(Records with drawing code)

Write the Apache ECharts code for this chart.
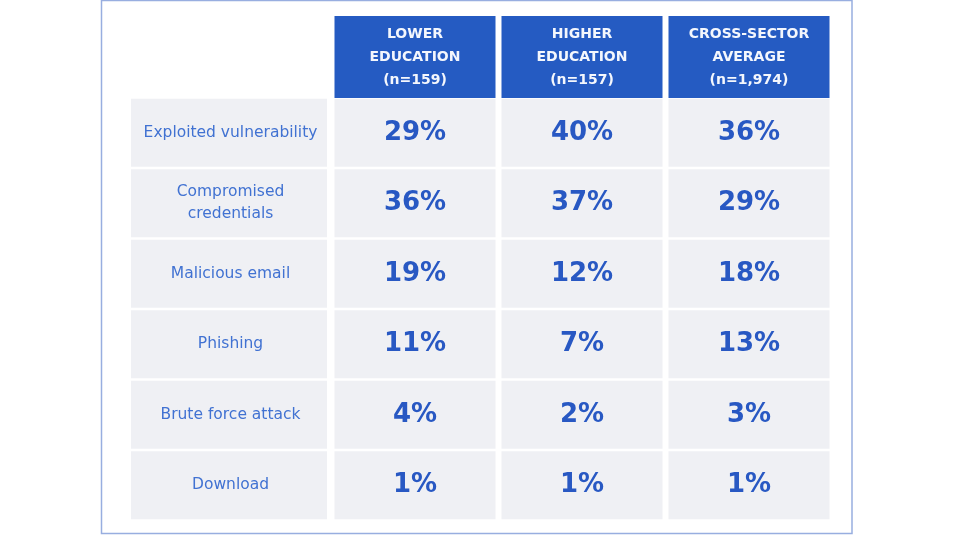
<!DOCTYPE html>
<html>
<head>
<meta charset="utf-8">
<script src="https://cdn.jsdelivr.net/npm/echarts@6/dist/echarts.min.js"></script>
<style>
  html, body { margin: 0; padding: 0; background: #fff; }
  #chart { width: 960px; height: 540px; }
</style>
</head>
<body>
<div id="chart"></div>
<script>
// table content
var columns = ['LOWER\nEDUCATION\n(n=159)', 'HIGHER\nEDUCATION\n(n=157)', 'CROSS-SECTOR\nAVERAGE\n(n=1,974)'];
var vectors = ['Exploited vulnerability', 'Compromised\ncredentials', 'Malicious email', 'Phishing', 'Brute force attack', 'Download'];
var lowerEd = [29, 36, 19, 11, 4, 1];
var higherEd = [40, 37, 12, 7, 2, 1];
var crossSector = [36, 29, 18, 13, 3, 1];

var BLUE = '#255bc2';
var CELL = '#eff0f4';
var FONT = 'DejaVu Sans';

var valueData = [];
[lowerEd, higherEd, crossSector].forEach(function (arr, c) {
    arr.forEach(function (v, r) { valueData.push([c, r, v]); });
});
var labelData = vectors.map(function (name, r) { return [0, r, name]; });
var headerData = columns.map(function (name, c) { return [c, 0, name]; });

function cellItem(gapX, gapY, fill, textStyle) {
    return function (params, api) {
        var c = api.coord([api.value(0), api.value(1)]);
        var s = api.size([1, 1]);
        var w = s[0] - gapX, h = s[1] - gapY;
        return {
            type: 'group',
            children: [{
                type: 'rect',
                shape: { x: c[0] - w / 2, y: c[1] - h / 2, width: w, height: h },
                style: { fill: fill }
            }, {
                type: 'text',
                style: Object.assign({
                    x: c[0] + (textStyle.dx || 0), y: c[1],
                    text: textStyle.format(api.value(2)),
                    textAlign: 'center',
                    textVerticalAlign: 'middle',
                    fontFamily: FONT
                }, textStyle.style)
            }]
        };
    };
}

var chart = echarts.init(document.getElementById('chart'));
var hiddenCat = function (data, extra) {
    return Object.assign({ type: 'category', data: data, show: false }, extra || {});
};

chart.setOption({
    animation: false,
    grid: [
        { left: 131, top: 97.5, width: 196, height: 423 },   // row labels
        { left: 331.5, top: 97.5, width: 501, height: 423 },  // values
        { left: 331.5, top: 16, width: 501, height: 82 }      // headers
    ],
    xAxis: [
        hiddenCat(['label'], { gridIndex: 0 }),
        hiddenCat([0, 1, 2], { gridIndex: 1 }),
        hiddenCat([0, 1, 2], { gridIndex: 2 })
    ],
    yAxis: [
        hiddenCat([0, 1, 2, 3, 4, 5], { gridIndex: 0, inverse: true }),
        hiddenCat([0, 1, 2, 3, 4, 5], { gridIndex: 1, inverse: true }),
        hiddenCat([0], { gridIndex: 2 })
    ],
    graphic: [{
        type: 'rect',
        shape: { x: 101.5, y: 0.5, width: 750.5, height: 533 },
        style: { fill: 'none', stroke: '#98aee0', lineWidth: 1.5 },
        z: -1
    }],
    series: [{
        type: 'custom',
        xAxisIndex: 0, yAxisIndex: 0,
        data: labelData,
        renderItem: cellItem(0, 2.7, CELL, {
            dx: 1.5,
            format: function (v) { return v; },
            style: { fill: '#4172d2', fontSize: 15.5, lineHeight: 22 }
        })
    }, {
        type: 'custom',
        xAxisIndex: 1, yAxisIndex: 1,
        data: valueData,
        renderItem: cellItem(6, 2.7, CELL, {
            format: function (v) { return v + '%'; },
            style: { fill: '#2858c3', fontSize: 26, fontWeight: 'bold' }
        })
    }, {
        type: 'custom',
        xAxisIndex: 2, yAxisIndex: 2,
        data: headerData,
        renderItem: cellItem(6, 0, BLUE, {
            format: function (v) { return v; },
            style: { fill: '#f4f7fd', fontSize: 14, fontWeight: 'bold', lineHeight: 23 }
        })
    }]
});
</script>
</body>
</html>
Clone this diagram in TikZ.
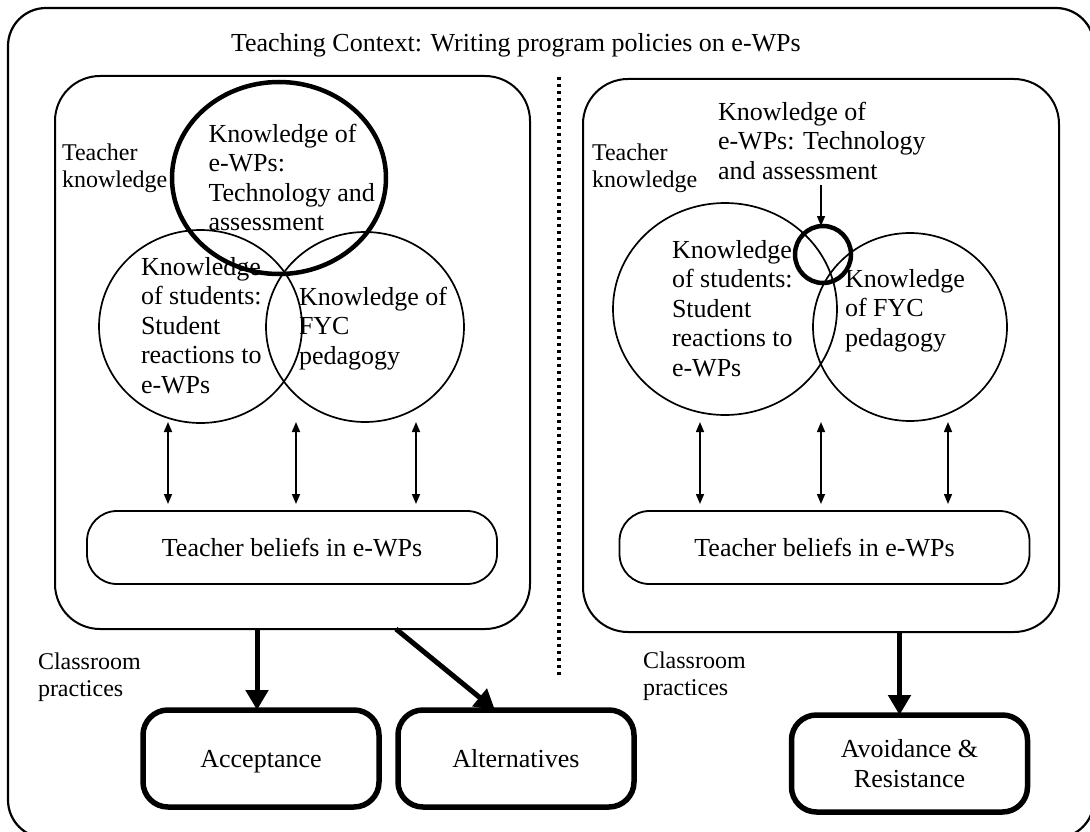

...

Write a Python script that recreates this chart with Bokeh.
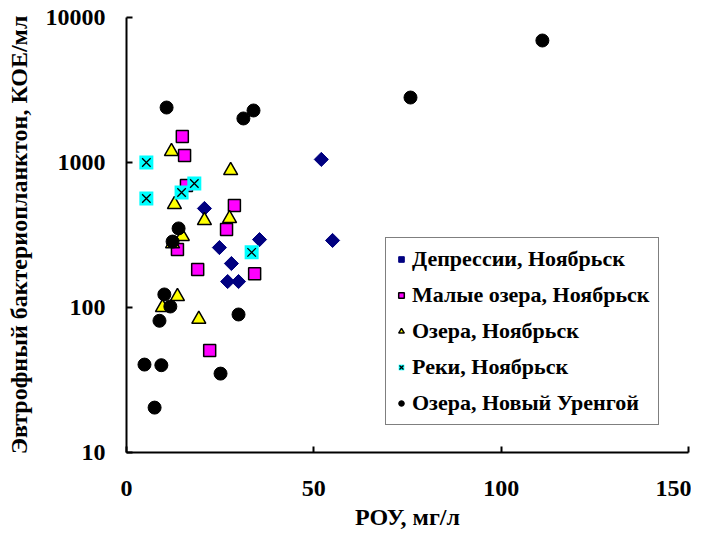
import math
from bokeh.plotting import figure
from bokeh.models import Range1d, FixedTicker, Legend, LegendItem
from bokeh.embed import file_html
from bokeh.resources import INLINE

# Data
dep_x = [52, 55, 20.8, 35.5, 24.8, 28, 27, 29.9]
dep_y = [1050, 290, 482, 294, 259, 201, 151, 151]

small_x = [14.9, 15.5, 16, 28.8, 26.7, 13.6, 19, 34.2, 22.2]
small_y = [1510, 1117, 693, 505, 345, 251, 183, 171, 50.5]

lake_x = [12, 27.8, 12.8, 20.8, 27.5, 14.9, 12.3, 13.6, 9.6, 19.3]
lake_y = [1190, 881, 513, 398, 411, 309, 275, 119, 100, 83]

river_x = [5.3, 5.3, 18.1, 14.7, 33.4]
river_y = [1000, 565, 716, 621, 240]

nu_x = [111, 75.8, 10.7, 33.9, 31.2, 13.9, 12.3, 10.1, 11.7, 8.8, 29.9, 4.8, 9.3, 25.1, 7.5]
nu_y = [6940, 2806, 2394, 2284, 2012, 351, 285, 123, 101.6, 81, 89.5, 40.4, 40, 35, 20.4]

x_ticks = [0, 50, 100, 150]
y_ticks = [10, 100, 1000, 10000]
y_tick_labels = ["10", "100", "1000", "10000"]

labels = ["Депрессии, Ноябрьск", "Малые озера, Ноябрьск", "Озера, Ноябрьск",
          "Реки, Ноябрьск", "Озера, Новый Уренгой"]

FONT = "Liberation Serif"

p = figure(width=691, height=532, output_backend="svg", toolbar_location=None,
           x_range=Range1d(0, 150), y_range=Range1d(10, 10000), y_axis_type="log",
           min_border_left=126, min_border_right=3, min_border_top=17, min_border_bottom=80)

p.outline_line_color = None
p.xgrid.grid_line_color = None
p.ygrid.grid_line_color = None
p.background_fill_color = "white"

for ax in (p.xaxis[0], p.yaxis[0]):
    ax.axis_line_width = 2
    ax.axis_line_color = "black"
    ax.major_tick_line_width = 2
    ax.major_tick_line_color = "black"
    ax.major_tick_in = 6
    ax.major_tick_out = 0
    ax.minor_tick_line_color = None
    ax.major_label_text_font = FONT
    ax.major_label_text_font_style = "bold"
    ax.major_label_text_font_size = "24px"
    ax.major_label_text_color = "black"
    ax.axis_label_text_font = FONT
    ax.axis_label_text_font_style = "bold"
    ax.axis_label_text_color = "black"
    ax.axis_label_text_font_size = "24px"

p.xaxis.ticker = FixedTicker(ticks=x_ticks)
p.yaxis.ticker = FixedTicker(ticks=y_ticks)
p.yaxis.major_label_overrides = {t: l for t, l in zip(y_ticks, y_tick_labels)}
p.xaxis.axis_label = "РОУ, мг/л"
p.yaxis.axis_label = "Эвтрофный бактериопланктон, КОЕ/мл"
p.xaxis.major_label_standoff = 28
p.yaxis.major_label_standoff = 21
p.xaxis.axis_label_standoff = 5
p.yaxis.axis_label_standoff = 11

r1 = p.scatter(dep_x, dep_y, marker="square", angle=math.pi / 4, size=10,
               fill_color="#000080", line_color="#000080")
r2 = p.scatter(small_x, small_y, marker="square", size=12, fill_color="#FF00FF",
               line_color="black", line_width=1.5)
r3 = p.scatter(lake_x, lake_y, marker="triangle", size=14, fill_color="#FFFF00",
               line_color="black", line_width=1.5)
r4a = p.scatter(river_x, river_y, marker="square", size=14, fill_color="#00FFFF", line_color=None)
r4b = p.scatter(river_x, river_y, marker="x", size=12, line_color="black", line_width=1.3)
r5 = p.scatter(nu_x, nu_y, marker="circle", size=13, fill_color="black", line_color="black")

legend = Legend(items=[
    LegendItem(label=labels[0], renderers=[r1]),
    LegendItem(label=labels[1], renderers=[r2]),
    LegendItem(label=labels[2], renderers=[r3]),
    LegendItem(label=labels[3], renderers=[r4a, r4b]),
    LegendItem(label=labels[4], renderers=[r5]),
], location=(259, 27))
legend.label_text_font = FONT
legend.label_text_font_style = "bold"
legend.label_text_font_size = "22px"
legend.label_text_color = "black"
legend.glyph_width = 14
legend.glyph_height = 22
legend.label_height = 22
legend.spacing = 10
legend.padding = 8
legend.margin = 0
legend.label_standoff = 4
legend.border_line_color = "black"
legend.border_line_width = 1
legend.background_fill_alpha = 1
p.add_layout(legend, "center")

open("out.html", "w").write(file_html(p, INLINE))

• [WORK TO BE COMPLETED]
Nothing but the lines from the one with "Write the Apache ECharts code for this chart." through the one with "var FONT = 'DejaVu Sans';" is to be copied, exactly and ends included. Leave pictures out.

• [RESPONSE TO THE EXERCISE]
Write the Apache ECharts code for this chart.
<!DOCTYPE html>
<html>
<head>
<meta charset="utf-8">
<script src="https://cdn.jsdelivr.net/npm/echarts@6/dist/echarts.min.js"></script>
<style>
  html, body { margin: 0; padding: 0; background: #fff; }
  #chart { width: 960px; height: 540px; }
</style>
</head>
<body>
<div id="chart"></div>
<script>
// table content
var columns = ['LOWER\nEDUCATION\n(n=159)', 'HIGHER\nEDUCATION\n(n=157)', 'CROSS-SECTOR\nAVERAGE\n(n=1,974)'];
var vectors = ['Exploited vulnerability', 'Compromised\ncredentials', 'Malicious email', 'Phishing', 'Brute force attack', 'Download'];
var lowerEd = [29, 36, 19, 11, 4, 1];
var higherEd = [40, 37, 12, 7, 2, 1];
var crossSector = [36, 29, 18, 13, 3, 1];

var BLUE = '#255bc2';
var CELL = '#eff0f4';
var FONT = 'DejaVu Sans';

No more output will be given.